____ Supplied records

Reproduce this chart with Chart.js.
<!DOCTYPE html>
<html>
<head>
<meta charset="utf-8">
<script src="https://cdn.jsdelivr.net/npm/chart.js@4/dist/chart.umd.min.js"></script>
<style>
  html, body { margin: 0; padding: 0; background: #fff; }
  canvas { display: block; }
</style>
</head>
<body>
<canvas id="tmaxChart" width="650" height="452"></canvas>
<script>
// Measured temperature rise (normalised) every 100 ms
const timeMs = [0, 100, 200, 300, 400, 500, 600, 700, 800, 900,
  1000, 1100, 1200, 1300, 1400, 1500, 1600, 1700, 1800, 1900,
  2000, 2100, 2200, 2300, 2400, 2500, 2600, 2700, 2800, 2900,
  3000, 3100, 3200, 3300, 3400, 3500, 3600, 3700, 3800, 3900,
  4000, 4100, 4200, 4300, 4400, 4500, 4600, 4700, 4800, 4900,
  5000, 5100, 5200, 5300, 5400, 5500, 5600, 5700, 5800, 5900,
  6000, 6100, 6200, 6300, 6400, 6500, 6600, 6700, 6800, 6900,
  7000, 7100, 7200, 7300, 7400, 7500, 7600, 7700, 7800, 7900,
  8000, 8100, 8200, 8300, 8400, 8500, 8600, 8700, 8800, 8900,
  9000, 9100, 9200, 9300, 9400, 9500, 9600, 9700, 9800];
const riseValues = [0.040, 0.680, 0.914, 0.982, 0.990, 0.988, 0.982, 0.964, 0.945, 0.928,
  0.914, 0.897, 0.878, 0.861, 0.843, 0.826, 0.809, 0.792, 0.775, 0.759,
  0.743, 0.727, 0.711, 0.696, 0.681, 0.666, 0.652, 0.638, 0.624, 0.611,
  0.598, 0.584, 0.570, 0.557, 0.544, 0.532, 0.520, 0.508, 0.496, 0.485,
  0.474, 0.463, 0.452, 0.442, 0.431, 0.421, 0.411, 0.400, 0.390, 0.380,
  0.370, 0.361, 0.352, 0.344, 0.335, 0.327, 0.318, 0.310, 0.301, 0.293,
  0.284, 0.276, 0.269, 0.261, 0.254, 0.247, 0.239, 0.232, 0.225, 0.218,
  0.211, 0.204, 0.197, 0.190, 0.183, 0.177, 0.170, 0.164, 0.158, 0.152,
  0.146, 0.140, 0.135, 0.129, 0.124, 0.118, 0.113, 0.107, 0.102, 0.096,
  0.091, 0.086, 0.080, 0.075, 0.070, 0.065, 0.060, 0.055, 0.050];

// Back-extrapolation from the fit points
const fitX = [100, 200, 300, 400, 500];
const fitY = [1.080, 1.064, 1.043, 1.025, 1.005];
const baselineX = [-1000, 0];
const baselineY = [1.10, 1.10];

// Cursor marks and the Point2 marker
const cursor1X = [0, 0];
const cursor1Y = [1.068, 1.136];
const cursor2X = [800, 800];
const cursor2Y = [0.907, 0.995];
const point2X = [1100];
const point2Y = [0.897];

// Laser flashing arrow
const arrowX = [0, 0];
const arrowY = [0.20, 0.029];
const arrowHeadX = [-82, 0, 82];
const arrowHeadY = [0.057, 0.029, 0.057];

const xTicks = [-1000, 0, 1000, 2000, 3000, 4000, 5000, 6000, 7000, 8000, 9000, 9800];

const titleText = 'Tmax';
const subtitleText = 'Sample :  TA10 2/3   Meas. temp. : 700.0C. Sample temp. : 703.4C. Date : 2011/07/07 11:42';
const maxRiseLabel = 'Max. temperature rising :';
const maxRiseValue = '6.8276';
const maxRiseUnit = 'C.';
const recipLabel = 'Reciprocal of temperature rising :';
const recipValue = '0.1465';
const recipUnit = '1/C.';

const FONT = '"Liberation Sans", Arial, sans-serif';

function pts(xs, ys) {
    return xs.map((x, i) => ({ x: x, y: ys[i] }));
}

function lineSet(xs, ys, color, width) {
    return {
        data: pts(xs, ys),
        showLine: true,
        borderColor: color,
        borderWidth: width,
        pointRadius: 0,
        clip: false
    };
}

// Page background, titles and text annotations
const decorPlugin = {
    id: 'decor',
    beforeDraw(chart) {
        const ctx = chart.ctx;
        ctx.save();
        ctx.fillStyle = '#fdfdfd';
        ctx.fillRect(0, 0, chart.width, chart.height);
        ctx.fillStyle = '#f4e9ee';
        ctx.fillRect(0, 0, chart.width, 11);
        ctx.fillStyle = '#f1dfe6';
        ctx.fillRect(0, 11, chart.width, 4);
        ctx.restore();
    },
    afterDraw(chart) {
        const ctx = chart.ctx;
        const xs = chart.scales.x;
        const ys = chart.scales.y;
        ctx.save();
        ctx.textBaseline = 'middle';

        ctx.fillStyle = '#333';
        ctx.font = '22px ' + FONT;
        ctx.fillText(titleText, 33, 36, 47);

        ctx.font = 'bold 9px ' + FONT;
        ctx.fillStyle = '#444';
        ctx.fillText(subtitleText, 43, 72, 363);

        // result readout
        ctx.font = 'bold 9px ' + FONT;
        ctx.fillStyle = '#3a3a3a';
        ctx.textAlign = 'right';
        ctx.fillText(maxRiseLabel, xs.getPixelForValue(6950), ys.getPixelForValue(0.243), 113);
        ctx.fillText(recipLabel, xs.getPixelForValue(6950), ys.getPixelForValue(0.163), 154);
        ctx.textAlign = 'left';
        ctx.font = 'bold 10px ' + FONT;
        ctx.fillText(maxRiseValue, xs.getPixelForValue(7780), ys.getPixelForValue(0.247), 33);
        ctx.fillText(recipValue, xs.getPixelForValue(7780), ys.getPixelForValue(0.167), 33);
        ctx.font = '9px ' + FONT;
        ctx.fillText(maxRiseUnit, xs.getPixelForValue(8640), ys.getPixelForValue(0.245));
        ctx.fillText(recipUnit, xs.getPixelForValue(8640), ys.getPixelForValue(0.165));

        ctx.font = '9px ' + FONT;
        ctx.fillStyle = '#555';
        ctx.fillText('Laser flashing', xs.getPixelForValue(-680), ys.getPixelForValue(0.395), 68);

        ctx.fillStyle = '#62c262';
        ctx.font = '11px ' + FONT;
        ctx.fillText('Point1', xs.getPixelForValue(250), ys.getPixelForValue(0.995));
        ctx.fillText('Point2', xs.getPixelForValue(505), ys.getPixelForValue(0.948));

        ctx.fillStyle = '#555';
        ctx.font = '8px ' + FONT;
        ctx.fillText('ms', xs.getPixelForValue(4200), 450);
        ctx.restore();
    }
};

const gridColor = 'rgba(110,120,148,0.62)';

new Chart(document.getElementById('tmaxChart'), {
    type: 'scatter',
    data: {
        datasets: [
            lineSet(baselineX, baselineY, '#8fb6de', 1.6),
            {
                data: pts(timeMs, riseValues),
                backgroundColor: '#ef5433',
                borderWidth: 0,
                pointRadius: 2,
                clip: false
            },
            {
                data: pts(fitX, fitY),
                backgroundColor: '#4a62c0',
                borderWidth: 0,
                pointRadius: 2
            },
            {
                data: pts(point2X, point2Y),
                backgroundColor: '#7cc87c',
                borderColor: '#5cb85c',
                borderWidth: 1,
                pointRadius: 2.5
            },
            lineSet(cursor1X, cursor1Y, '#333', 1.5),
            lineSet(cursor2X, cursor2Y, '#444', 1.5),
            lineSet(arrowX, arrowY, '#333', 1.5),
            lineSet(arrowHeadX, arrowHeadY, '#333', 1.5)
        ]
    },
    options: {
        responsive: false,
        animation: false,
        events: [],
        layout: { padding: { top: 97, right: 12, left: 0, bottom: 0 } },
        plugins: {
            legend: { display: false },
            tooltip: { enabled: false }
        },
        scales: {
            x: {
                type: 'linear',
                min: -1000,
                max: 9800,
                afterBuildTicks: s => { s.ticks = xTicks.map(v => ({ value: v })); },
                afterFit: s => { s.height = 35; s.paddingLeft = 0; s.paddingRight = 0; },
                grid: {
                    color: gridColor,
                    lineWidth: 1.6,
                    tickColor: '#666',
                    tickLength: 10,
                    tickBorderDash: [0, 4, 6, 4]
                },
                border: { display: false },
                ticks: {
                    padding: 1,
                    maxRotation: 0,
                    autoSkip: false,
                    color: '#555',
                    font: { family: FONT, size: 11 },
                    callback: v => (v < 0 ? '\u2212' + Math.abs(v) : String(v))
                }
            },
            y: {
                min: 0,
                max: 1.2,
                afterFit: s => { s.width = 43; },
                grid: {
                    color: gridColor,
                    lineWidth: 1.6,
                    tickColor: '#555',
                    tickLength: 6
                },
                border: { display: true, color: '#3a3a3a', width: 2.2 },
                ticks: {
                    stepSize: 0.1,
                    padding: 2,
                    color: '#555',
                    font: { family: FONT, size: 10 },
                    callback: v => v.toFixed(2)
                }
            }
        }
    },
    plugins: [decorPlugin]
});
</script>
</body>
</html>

________
____ Supplied records

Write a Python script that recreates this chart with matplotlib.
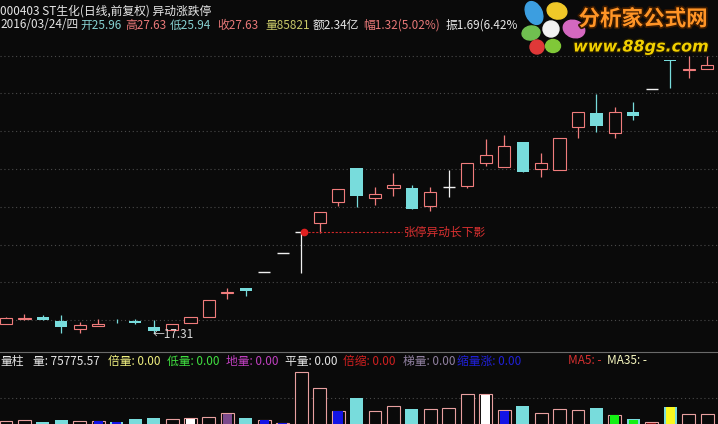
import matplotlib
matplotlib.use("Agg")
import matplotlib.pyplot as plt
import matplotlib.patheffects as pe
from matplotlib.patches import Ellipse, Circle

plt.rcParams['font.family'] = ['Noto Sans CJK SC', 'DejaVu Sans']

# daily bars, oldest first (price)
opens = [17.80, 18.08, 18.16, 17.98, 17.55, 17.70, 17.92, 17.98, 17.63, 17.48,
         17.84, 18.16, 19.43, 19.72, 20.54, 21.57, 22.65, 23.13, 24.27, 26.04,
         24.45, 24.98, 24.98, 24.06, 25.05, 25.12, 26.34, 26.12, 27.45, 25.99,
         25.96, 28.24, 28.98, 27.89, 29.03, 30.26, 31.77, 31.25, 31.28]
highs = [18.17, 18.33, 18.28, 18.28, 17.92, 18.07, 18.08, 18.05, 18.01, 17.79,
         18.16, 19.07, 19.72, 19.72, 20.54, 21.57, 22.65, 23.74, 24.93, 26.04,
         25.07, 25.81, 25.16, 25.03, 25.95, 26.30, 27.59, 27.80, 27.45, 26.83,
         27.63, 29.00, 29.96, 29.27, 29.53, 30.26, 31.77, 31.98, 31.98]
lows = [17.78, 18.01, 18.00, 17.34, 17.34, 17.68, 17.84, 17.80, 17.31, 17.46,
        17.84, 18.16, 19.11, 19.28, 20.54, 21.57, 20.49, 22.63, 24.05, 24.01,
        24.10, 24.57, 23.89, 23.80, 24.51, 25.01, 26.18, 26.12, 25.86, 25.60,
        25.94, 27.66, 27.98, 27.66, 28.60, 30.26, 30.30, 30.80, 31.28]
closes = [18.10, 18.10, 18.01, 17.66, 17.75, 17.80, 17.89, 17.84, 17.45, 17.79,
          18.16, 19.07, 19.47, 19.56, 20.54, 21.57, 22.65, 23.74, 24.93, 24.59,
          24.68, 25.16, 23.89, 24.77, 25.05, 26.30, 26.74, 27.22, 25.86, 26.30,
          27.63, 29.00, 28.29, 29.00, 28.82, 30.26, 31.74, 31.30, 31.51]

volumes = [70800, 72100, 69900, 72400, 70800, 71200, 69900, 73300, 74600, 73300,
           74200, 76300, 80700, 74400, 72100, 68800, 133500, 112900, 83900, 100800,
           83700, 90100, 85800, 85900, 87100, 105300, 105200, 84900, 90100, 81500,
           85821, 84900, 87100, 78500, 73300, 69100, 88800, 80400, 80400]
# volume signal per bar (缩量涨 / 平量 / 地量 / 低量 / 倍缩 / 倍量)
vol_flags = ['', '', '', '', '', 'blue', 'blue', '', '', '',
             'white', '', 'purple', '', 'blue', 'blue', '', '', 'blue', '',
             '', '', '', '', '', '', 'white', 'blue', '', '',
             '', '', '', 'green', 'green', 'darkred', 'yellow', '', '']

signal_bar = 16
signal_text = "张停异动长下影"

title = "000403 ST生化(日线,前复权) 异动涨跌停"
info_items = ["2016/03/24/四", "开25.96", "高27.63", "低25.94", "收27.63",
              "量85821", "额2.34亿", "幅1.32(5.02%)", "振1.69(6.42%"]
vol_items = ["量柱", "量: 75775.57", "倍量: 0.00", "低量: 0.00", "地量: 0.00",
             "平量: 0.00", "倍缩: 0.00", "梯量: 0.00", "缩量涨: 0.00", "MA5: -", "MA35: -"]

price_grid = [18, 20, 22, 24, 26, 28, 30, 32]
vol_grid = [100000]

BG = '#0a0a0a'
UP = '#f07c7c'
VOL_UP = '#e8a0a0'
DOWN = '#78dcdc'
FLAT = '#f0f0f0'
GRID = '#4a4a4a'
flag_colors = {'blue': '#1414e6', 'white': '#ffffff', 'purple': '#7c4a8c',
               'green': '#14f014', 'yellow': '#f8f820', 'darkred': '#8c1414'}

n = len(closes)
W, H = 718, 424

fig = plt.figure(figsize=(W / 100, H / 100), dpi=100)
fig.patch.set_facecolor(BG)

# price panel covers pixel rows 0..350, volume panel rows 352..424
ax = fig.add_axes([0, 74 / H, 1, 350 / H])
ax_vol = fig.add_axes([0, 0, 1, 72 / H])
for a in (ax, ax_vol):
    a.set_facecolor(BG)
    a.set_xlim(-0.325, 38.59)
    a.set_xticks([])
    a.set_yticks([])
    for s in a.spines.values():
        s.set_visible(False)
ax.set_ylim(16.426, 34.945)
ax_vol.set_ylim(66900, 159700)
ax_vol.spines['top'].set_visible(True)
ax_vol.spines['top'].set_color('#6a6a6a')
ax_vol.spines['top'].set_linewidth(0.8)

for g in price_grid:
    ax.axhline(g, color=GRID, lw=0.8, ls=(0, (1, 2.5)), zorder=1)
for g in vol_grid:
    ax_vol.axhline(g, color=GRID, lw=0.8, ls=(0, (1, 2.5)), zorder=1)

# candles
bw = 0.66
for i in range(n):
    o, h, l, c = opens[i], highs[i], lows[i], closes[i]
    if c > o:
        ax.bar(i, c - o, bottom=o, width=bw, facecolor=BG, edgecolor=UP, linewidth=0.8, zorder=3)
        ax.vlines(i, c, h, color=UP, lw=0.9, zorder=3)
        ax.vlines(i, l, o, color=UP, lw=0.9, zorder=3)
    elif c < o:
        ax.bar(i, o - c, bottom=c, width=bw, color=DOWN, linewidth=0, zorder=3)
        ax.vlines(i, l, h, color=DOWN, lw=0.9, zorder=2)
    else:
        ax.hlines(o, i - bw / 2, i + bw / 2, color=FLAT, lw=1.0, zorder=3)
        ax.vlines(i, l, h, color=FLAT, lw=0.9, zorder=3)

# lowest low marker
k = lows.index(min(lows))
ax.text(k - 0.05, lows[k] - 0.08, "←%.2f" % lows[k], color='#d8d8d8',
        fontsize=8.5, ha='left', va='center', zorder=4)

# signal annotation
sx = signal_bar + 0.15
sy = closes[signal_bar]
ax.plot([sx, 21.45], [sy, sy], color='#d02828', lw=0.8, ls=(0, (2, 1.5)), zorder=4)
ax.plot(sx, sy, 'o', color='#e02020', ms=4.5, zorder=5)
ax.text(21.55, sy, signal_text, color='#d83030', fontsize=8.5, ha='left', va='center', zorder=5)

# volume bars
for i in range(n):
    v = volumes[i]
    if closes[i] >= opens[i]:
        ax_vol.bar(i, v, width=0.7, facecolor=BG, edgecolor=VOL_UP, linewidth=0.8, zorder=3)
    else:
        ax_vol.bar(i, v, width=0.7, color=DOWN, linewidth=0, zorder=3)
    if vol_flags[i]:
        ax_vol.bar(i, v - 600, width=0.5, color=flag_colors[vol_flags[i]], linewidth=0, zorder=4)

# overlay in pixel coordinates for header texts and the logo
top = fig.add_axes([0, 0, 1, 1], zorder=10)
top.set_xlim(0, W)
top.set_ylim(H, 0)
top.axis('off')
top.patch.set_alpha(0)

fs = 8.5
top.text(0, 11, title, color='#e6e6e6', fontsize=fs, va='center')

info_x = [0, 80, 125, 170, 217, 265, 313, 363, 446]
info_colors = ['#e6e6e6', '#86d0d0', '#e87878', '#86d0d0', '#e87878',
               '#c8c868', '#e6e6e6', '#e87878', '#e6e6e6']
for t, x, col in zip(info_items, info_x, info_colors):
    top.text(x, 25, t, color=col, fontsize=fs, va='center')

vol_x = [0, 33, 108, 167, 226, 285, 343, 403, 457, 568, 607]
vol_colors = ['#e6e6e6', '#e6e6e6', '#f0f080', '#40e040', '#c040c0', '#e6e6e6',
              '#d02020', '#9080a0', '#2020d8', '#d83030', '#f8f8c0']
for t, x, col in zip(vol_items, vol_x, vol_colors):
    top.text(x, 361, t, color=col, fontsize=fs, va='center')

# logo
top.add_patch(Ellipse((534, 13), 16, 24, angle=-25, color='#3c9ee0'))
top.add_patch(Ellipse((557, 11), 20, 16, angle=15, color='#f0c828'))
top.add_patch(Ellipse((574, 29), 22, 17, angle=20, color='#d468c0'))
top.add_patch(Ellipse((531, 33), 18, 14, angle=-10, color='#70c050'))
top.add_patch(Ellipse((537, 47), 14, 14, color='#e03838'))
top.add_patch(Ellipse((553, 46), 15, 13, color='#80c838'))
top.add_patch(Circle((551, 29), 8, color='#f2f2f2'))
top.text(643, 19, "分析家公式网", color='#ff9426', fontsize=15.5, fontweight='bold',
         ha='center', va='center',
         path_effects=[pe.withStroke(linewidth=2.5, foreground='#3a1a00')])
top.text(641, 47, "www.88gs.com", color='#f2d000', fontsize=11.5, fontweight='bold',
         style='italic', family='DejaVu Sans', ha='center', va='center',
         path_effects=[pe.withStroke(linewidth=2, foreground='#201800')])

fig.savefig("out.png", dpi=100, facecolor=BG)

________

** Given task **
Leave out the pictures, and copy only the lines from the one holding "Write a Python" through the one holding "plt.rcParams['font.family'] = ['Noto", exactly as written.

** Answer for the task **
Write a Python script that recreates this chart with matplotlib.
import matplotlib
matplotlib.use("Agg")
import matplotlib.pyplot as plt
import matplotlib.patheffects as pe
from matplotlib.patches import Ellipse, Circle

plt.rcParams['font.family'] = ['Noto Sans CJK SC', 'DejaVu Sans']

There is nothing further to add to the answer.